▸ WHAT YOU SHOULD DO
Print the lines of the data, starting with the first, up to and including the line where "import plotly.graph_objects as go" appears.

* Start DATA EXTRACT *

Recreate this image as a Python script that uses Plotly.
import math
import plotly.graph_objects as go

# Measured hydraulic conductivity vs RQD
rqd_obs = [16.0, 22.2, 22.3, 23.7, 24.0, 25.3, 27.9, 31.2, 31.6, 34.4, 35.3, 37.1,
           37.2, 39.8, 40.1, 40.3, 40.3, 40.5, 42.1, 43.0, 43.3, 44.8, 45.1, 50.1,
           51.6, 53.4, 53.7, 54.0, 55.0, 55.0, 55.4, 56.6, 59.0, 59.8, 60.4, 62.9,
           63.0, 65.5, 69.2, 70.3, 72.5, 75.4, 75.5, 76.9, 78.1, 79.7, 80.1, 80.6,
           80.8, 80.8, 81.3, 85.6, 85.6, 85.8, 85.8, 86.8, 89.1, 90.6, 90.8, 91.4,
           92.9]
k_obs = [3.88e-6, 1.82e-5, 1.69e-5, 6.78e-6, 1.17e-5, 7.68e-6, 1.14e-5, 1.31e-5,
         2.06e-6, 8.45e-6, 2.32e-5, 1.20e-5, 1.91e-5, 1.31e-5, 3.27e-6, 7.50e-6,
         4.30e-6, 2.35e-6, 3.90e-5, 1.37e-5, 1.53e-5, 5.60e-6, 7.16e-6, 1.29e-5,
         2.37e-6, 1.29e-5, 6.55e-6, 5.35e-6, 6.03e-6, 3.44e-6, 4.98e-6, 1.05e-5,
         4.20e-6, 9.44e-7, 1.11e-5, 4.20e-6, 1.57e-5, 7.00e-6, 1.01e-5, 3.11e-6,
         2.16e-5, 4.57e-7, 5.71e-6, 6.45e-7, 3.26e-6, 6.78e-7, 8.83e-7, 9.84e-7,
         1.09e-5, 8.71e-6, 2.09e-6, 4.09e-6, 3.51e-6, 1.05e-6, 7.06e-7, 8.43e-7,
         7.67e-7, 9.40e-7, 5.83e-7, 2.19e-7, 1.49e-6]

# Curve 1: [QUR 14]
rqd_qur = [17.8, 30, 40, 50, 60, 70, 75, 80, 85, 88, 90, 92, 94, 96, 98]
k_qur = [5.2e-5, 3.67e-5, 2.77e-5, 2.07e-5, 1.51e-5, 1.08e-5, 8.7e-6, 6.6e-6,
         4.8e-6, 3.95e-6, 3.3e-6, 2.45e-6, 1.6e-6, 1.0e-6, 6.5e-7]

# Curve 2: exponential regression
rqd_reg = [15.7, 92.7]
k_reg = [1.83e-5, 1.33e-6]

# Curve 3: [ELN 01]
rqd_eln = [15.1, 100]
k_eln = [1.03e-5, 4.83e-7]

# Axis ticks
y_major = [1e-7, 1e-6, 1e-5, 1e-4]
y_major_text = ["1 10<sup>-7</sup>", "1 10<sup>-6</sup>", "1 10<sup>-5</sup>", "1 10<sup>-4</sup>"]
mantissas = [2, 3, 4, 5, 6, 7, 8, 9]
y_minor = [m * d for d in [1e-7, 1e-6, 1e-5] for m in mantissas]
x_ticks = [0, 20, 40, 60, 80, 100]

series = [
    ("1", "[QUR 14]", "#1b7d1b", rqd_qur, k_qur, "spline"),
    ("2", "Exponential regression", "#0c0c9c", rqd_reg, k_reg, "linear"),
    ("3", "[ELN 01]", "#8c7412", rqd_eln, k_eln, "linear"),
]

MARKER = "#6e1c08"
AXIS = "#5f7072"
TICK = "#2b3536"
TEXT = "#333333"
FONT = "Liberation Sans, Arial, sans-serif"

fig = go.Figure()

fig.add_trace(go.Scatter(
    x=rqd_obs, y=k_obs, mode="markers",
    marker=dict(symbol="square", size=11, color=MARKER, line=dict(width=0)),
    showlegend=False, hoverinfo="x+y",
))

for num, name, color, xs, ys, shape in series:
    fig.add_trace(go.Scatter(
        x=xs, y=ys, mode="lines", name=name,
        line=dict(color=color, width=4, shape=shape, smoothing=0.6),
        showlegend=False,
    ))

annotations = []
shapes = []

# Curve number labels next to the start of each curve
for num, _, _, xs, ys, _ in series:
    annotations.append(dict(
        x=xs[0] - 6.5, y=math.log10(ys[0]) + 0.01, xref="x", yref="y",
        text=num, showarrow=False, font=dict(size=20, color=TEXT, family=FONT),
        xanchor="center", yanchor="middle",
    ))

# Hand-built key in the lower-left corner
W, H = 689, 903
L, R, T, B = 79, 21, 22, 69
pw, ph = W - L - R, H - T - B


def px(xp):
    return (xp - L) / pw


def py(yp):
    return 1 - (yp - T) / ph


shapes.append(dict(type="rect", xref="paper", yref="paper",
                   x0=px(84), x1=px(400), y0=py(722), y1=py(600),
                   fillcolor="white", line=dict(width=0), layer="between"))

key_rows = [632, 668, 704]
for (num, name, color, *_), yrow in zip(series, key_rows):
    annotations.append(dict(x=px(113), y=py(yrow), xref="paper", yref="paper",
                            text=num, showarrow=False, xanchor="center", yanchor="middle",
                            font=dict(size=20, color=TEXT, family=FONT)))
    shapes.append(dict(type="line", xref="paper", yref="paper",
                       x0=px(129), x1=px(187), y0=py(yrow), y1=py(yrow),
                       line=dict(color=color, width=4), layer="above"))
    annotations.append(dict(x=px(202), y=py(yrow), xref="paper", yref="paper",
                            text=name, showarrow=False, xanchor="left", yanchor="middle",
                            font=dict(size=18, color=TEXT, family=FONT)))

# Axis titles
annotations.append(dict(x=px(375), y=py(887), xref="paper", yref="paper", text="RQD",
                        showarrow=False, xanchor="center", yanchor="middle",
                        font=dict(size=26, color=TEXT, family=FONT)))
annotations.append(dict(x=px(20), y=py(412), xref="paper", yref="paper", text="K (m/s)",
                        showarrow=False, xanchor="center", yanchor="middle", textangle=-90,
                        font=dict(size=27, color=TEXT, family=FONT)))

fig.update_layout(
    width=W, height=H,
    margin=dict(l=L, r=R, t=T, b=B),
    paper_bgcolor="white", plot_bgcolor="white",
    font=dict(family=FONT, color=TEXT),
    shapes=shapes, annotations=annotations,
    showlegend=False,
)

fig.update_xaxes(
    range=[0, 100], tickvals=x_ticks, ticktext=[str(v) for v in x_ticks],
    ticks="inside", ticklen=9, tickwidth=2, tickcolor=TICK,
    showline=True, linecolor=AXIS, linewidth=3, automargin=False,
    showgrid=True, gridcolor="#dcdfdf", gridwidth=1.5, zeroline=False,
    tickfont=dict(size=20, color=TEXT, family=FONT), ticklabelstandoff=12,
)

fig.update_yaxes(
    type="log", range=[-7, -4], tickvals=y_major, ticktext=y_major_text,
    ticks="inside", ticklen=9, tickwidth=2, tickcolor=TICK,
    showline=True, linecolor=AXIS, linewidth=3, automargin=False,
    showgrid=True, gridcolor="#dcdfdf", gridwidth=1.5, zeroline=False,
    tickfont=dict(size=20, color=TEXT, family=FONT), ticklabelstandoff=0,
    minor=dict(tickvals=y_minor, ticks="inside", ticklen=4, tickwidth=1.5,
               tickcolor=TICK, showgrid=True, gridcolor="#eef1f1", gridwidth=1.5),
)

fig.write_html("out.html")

* End DATA EXTRACT *

▸ ANSWER TO THIS PROBLEM
Recreate this image as a Python script that uses Plotly.
import math
import plotly.graph_objects as go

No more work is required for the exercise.